Ranjit and Maulana use the isolated incident to create havoc for their narrow gains and the escalating situation leads to Saleem also being killed. After a political deal with Ranjit, Maulana throws Zainab out of the community. It is followed with the murder of Chaudhary by the henchmen of Ranjit, who shield Zainab till his last breath. Ranjit wins the elections after the heavy bloodshed but his bonhomie with Maulana will cost his life. Political powerplays once again lead the way, as Zainab will get her share of revenge by eliminating Ranjit.

==Cast==
- Ashutosh Rana as Chaudhary
- Jimmy Sheirgill as Ranjit Om
- Anirudh Dave as Raghu, Chaudhary's son
- Suha Gezen as Zainab
- Narendra Jha as Alim Khan
- Shashie Verma as Shiva
- Hiten Tejwani as Saleem
- Sanjay Suri as Mithilesh Yadav
- Neetu Pandey as Savitri
- Eijaz Khan as Mustaqeem
- Hrishitaa Bhatt
- Jay Shanker Pandey as Anwar
- Mahesh Chandra Deva as Om's man
- Ahmad Khan in double role as minister and common man

==Production==
The shooting of the film started on 16 May 2015. Many scenes were shot in Lucknow.

The film has been slated to release on 24 June 2016. The scenes of Godhra and cow references have been muted in Shorgul by CBFC. Shorgul got U/A certificate from the censor Board. A scene of the film was leaked online before the release in which actor Narendra Jha is giving hate speech similar to that of Hyderabad MIM Leader Akbaruddin Owaisi's December 2012 Adilabad Speech. Former IT Minister Kapil Sibal has penned down the Lyrics of the songs "Tere bina" and "Mast hawa" for this film. Hrishitaa Bhatt has done a special song Mast Hawa in the film.

==Soundtrack==
The soundtrack for Shorgul was released on 13 June 2016 under the Zee Music Company label. While the majority of the album was composed by Lalit Pandit, Sitar and Zitar maestro Niladri Kumar served as a guest composer for the lead single, "Tere Bina." The lyrics for the album were penned by Kapil Sibal, Sameer Anjaan, and Alok Rajan Jha.

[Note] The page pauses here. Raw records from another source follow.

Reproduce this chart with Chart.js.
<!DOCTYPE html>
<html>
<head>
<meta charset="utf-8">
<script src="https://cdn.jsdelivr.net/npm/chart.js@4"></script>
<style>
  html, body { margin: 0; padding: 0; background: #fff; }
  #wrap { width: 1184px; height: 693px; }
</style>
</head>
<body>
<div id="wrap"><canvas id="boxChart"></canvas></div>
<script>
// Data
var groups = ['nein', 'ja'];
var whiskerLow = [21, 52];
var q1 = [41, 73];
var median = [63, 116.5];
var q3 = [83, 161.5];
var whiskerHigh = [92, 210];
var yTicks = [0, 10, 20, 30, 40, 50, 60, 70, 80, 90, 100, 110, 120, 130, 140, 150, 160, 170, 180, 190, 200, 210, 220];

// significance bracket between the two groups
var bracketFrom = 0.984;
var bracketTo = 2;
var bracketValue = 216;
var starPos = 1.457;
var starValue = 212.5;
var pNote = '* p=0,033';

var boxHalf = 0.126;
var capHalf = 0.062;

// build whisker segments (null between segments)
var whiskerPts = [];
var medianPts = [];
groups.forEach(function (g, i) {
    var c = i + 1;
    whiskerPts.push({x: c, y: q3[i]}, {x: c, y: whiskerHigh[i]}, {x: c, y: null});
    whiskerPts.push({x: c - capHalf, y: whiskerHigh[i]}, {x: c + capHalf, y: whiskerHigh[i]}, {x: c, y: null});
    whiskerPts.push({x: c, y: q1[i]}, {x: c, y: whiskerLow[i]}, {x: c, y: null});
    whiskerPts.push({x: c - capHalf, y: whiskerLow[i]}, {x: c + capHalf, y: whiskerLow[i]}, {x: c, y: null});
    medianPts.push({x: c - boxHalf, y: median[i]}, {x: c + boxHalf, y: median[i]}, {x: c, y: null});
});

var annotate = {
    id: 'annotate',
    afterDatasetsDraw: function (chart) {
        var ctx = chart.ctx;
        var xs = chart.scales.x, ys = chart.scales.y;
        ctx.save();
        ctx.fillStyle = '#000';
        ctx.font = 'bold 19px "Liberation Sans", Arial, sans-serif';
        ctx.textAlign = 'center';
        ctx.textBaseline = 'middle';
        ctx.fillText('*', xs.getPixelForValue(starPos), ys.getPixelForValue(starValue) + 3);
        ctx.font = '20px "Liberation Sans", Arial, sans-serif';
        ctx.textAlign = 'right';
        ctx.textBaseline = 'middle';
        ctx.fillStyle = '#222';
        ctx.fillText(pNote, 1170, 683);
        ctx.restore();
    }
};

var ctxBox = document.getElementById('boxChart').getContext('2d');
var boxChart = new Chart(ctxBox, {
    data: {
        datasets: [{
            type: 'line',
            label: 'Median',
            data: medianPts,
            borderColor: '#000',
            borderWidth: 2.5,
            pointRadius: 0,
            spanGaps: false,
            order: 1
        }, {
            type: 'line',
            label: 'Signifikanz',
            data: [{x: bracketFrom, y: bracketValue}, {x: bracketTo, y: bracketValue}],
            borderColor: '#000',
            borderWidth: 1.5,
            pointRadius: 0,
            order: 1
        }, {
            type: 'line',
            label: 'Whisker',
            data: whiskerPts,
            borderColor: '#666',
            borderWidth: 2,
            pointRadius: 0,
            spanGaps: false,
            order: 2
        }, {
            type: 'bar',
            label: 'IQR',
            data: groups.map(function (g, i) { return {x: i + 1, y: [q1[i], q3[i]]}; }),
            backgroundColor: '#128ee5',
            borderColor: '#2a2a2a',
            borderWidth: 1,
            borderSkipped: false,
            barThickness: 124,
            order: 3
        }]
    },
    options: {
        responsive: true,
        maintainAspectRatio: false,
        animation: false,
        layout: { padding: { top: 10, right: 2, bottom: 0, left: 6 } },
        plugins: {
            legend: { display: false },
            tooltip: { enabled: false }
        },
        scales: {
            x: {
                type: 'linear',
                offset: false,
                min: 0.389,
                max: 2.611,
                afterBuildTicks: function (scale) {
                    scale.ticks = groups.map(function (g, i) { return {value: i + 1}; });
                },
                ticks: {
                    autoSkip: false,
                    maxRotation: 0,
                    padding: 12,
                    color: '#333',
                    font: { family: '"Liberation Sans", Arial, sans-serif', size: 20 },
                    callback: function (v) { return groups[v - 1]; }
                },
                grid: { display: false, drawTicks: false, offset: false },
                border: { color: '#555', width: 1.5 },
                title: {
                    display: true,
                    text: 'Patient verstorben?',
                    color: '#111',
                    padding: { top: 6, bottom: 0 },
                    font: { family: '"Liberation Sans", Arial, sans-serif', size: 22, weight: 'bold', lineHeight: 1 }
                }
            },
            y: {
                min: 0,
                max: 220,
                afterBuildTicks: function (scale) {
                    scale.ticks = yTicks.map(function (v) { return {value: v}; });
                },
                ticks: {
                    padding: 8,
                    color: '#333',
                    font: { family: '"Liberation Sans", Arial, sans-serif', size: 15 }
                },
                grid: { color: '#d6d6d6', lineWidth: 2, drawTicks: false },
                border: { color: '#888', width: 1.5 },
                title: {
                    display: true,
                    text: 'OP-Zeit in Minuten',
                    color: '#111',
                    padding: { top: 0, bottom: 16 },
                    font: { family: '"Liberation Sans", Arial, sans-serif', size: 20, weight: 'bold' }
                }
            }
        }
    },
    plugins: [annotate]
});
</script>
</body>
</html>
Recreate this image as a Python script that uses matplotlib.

The track "Tere Bina" marks the debut of Niladri Kumar as a film music composer. Written by Kapil Sibal, the song features vocals by Arijit Singh and Jonita Gandhi.

A notable feature of this track is the participation of the Awaaz Children's Choir, a group of underprivileged girls discovered for their musical talent. The group underwent 30 days of professional vocal training before recording the chorus elements for the song.

Track listing
| No. | Title | Lyrics | Music | Singer(s) | Length |
|---|---|---|---|---|---|
| 1. | "Tere Bina" | Kapil Sibal | Niladri Kumar | Arijit Singh, Jonita Gandhi, Awaaz Children's Choir | 3:43 |
| 2. | "Shaam O Seher" | Sameer Anjaan | Lalit Pandit | Vishal Mishra | 4:16 |
| 3. | "Mast Hawa" | Kapil Sibal | Lalit Pandit | Pratibha Baghel | 3:23 |
| 4. | "Baroodi Hawa" | Alok Rajan Jha | Lalit Pandit | Aishwarya Nigam | 4:36 |
| Total length: |  |  |  |  | 15:49 |

==Release controversy==
The scenes of Godhra and cow references have been muted in Shorgul by CBFC. Shorgul got U/A certificate from the censor Board. A PIL was filed by a VHP Leader in Allahabad High Court bench in Lucknow demanding to ban the release the film as many characters in the film are inspired from real politicians like character Ranjeet Om played by Jimmi Shergil in the movie is inspired by Sangeet Singh Som, Sanjay Suri's role of Mithilesh Yadav is based on Akhilesh Yadav, Narendra Jha's portrayal of Alim Khan is based on Azam Khan. CBFC snipped the words Godhra and Gau Ganga from the film. High Court rejected the PIL.

Another PIL for copyright violation was filed by Chandigarh-based author Vijay Soudai against the makers of the film. The makers claimed that Shorgul has been banned in Muzaffarnagar.
A fatwa was issued by Khamman Peer Baba Committee against Jimmy Shergill and the makers. Sangeet Singh Som demanded a ban on the film.

==Critical reception==
Nandini Ramnath of Scroll.in praised the individual performance in Shorgul. Mohar Basu of Times of India gave the film 2 out of 5 stars. Nabilah Hussain of Rediff.com gave the film 2 stars and stated that it failed to become a great film. Mid- Day gave the film 2 stars.